- _BRIEF_:
Print the listing that follows, character for character.

• • • • •

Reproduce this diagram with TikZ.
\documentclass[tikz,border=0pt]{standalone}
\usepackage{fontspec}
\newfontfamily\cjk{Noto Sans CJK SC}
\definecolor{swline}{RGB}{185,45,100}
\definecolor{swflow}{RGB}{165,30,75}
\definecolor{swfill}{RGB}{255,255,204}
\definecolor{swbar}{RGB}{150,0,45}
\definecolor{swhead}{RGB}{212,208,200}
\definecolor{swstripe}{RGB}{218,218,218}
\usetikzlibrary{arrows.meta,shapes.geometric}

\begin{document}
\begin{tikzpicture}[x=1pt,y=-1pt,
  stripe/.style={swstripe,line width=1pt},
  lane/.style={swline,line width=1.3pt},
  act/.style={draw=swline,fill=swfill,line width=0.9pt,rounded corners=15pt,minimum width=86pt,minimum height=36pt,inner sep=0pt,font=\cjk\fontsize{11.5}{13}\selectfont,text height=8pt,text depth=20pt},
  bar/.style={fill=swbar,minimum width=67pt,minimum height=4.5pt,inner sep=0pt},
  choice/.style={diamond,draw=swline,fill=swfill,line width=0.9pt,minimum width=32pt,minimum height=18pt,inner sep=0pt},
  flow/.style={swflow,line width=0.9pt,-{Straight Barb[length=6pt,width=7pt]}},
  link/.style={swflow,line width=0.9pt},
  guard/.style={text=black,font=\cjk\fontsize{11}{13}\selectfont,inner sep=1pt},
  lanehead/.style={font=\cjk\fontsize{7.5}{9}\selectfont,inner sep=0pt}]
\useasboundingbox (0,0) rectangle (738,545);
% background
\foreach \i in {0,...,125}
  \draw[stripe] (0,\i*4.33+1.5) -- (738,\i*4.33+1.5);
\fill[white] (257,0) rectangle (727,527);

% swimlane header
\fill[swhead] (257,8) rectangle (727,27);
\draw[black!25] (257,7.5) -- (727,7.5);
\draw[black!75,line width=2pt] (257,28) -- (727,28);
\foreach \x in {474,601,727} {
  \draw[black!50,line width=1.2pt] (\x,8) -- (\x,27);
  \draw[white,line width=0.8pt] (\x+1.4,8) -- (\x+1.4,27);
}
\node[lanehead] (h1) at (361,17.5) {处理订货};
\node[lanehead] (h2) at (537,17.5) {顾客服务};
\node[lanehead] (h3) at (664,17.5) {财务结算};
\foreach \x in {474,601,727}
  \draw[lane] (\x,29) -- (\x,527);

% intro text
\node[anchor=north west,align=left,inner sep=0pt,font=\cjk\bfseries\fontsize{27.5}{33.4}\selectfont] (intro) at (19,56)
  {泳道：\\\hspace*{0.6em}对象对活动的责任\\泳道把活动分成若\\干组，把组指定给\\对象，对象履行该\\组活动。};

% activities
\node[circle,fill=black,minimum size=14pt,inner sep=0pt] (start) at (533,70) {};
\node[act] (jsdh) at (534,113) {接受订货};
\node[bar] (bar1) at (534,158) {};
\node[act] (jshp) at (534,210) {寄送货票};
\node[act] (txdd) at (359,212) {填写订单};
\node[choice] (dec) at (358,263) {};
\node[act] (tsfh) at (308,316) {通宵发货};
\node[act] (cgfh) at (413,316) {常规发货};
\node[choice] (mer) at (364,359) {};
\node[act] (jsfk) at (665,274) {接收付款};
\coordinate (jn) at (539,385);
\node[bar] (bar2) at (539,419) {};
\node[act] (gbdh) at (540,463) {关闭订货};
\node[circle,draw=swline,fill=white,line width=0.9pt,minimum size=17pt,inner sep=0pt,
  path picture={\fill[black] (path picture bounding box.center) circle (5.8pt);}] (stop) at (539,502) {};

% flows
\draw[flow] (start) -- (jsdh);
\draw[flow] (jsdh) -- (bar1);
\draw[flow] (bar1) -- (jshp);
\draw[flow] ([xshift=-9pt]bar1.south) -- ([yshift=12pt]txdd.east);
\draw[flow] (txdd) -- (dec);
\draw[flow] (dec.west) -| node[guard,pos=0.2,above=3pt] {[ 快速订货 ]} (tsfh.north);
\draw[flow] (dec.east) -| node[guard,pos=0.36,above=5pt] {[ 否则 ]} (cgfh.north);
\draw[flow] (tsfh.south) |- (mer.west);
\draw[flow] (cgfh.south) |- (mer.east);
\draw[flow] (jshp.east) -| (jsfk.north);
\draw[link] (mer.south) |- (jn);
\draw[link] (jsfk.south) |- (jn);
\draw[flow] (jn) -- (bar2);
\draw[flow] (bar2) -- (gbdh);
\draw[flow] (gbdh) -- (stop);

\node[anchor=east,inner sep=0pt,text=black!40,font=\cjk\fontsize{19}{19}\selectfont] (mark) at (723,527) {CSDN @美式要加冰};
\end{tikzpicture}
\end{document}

• • • • •

- _SOLUTION FOR THIS EXERCISE_:
Reproduce this diagram with TikZ.
\documentclass[tikz,border=0pt]{standalone}
\usepackage{fontspec}
\newfontfamily\cjk{Noto Sans CJK SC}
\definecolor{swline}{RGB}{185,45,100}
\definecolor{swflow}{RGB}{165,30,75}
\definecolor{swfill}{RGB}{255,255,204}
\definecolor{swbar}{RGB}{150,0,45}
\definecolor{swhead}{RGB}{212,208,200}
\definecolor{swstripe}{RGB}{218,218,218}
\usetikzlibrary{arrows.meta,shapes.geometric}

\begin{document}
\begin{tikzpicture}[x=1pt,y=-1pt,
  stripe/.style={swstripe,line width=1pt},
  lane/.style={swline,line width=1.3pt},
  act/.style={draw=swline,fill=swfill,line width=0.9pt,rounded corners=15pt,minimum width=86pt,minimum height=36pt,inner sep=0pt,font=\cjk\fontsize{11.5}{13}\selectfont,text height=8pt,text depth=20pt},
  bar/.style={fill=swbar,minimum width=67pt,minimum height=4.5pt,inner sep=0pt},
  choice/.style={diamond,draw=swline,fill=swfill,line width=0.9pt,minimum width=32pt,minimum height=18pt,inner sep=0pt},
  flow/.style={swflow,line width=0.9pt,-{Straight Barb[length=6pt,width=7pt]}},
  link/.style={swflow,line width=0.9pt},
  guard/.style={text=black,font=\cjk\fontsize{11}{13}\selectfont,inner sep=1pt},
  lanehead/.style={font=\cjk\fontsize{7.5}{9}\selectfont,inner sep=0pt}]
\useasboundingbox (0,0) rectangle (738,545);
% background
\foreach \i in {0,...,125}
  \draw[stripe] (0,\i*4.33+1.5) -- (738,\i*4.33+1.5);
\fill[white] (257,0) rectangle (727,527);

% swimlane header
\fill[swhead] (257,8) rectangle (727,27);
\draw[black!25] (257,7.5) -- (727,7.5);
\draw[black!75,line width=2pt] (257,28) -- (727,28);
\foreach \x in {474,601,727} {
  \draw[black!50,line width=1.2pt] (\x,8) -- (\x,27);
  \draw[white,line width=0.8pt] (\x+1.4,8) -- (\x+1.4,27);
}
\node[lanehead] (h1) at (361,17.5) {处理订货};
\node[lanehead] (h2) at (537,17.5) {顾客服务};
\node[lanehead] (h3) at (664,17.5) {财务结算};
\foreach \x in {474,601,727}
  \draw[lane] (\x,29) -- (\x,527);

% intro text
\node[anchor=north west,align=left,inner sep=0pt,font=\cjk\bfseries\fontsize{27.5}{33.4}\selectfont] (intro) at (19,56)
  {泳道：\\\hspace*{0.6em}对象对活动的责任\\泳道把活动分成若\\干组，把组指定给\\对象，对象履行该\\组活动。};

% activities
\node[circle,fill=black,minimum size=14pt,inner sep=0pt] (start) at (533,70) {};
\node[act] (jsdh) at (534,113) {接受订货};
\node[bar] (bar1) at (534,158) {};
\node[act] (jshp) at (534,210) {寄送货票};
\node[act] (txdd) at (359,212) {填写订单};
\node[choice] (dec) at (358,263) {};
\node[act] (tsfh) at (308,316) {通宵发货};
\node[act] (cgfh) at (413,316) {常规发货};
\node[choice] (mer) at (364,359) {};
\node[act] (jsfk) at (665,274) {接收付款};
\coordinate (jn) at (539,385);
\node[bar] (bar2) at (539,419) {};
\node[act] (gbdh) at (540,463) {关闭订货};
\node[circle,draw=swline,fill=white,line width=0.9pt,minimum size=17pt,inner sep=0pt,
  path picture={\fill[black] (path picture bounding box.center) circle (5.8pt);}] (stop) at (539,502) {};

% flows
\draw[flow] (start) -- (jsdh);
\draw[flow] (jsdh) -- (bar1);
\draw[flow] (bar1) -- (jshp);
\draw[flow] ([xshift=-9pt]bar1.south) -- ([yshift=12pt]txdd.east);
\draw[flow] (txdd) -- (dec);
\draw[flow] (dec.west) -| node[guard,pos=0.2,above=3pt] {[ 快速订货 ]} (tsfh.north);
\draw[flow] (dec.east) -| node[guard,pos=0.36,above=5pt] {[ 否则 ]} (cgfh.north);
\draw[flow] (tsfh.south) |- (mer.west);
\draw[flow] (cgfh.south) |- (mer.east);
\draw[flow] (jshp.east) -| (jsfk.north);
\draw[link] (mer.south) |- (jn);
\draw[link] (jsfk.south) |- (jn);
\draw[flow] (jn) -- (bar2);
\draw[flow] (bar2) -- (gbdh);
\draw[flow] (gbdh) -- (stop);

\node[anchor=east,inner sep=0pt,text=black!40,font=\cjk\fontsize{19}{19}\selectfont] (mark) at (723,527) {CSDN @美式要加冰};
\end{tikzpicture}
\end{document}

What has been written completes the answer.